Start with a generous warm white or cream on the ceiling and trim. Paint & Paper Library Sand I (LRV 95.4) is cracking for this — soft, warm and barely off-white, it lifts the teal and stops the scheme feeling heavy. If you want something a touch cleaner, Farrow & Ball All White (LRV 92) works too, though Sand I has the warmer undertone that I'd reach for first against a colour this deep.
For the accent that really makes Midnight Teal come alive, go ochre or copper. Dulux Copper Glow (LRV 30.1) is the obvious shout — a burnished, earthy orange that's the natural complement to teal on the colour wheel. Use it on a piece of furniture, soft furnishings or a single feature wall and it'll glow against the deep blue-green.

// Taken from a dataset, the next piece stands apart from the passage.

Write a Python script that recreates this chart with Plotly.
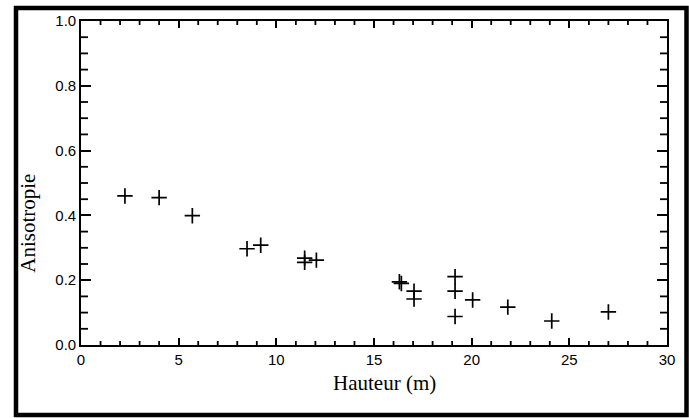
import plotly.graph_objects as go

# Measurements: height above ground (m) and anisotropy ratio
hauteur = [2.25, 4.0, 5.7, 8.5, 9.2, 11.45, 11.45, 12.05, 16.3, 16.4,
           17.05, 17.05, 19.15, 19.15, 19.15, 20.05, 21.85, 24.1, 27.0]
anisotropie = [0.460, 0.455, 0.399, 0.297, 0.308, 0.268, 0.255, 0.262, 0.195, 0.190,
               0.166, 0.142, 0.211, 0.166, 0.088, 0.139, 0.117, 0.074, 0.102]

x_range = [0, 30]
y_range = [0.0, 1.0]
x_major, x_minor = 5, 1
y_major, y_minor = 0.2, 0.05
x_title = "Hauteur (m)"
y_title = "Anisotropie"

fig = go.Figure()
fig.add_trace(go.Scatter(
    x=hauteur, y=anisotropie, mode="markers",
    marker=dict(symbol="cross-thin", size=11, color="black",
                line=dict(color="black", width=1.7)),
    hoverinfo="x+y", showlegend=False,
))

tick_font = dict(family="Liberation Sans, Arial, sans-serif", size=15, color="black")
title_font = dict(family="Liberation Serif, Times New Roman, serif", size=21, color="black")

common = dict(showgrid=False, zeroline=False, showline=True, linecolor="black",
              linewidth=1.6, mirror="ticks", tickcolor="black", ticks="inside",
              tickmode="linear", tickfont=tick_font)

fig.update_layout(
    xaxis=dict(range=x_range, tick0=0, dtick=x_major, ticklen=7, tickwidth=1.8, **common),
    yaxis=dict(range=y_range, tick0=0, dtick=y_major, tickformat=".1f",
               ticklen=10, tickwidth=1.8, **common),
)

# Minor ticks on all four sides, pointing into the plot
tick_line = dict(color="black", width=1.8)
n_x = int(round((x_range[1] - x_range[0]) / x_minor))
for i in range(n_x + 1):
    v = x_range[0] + i * x_minor
    if abs(v / x_major - round(v / x_major)) < 1e-9:
        continue
    for base, sign in ((0, 1), (1, -1)):
        fig.add_shape(type="line", xref="x", yref="y domain", ysizemode="pixel",
                      yanchor=base, x0=v, x1=v, y0=0, y1=sign * 4, line=tick_line)
n_y = int(round((y_range[1] - y_range[0]) / y_minor))
for i in range(n_y + 1):
    v = y_range[0] + i * y_minor
    if abs(v / y_major - round(v / y_major)) < 1e-9:
        continue
    for base, sign in ((0, 1), (1, -1)):
        fig.add_shape(type="line", xref="x domain", yref="y", xsizemode="pixel",
                      xanchor=base, y0=v, y1=v, x0=0, x1=sign * 7, line=tick_line)

# Pixel helpers for placing decorations in paper coordinates
L, R, T, B, W, H = 81, 22, 19, 73, 689, 418
pw, ph = W - L - R, H - T - B
def px_x(p):
    return (p - L) / pw
def px_y(p):
    return (H - B - p) / ph

fig.add_annotation(text=x_title, xref="paper", yref="paper",
                   x=px_x(384), y=px_y(383), showarrow=False, font=title_font,
                   xanchor="center", yanchor="middle")
fig.add_annotation(text=y_title, xref="paper", yref="paper", textangle=-90,
                   x=px_x(28), y=px_y(223), showarrow=False, font=title_font,
                   xanchor="center", yanchor="middle")

# Outer black frame around the whole figure
fig.add_shape(type="rect", xref="paper", yref="paper",
              x0=px_x(16), x1=px_x(686.5), y0=px_y(6), y1=px_y(415.5),
              line=dict(color="black", width=4.5), layer="above")

fig.update_layout(
    width=W, height=H,
    margin=dict(l=L, r=R, t=T, b=B),
    paper_bgcolor="white", plot_bgcolor="white",
)

fig.write_html("out.html")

Want to deepen the drama instead? Mylands Cigar BH.20 (LRV 11.8) is a gorgeous tobacco brown that brings genuine heritage weight. Pair it with Midnight Teal in a study or dining room and you've got a properly grown-up, enveloping scheme.
The "but what about" here: don't let it tip too cool. Teal plus cool greys plus chrome and you'll end up with something that feels like a dentist's waiting room. That's why natural timber and leather are non-negotiable in this palette — oak floors, walnut furniture, a tan leather chair, brass or aged-gold hardware. Those textures do the warming work that paint alone can't.
Practical advice: paint a board in Midnight Teal and stand it against your timber and metal fixtures before you commit. This colour shifts a lot between daylight and lamplight, and it's at its best in the evening — so judge it then.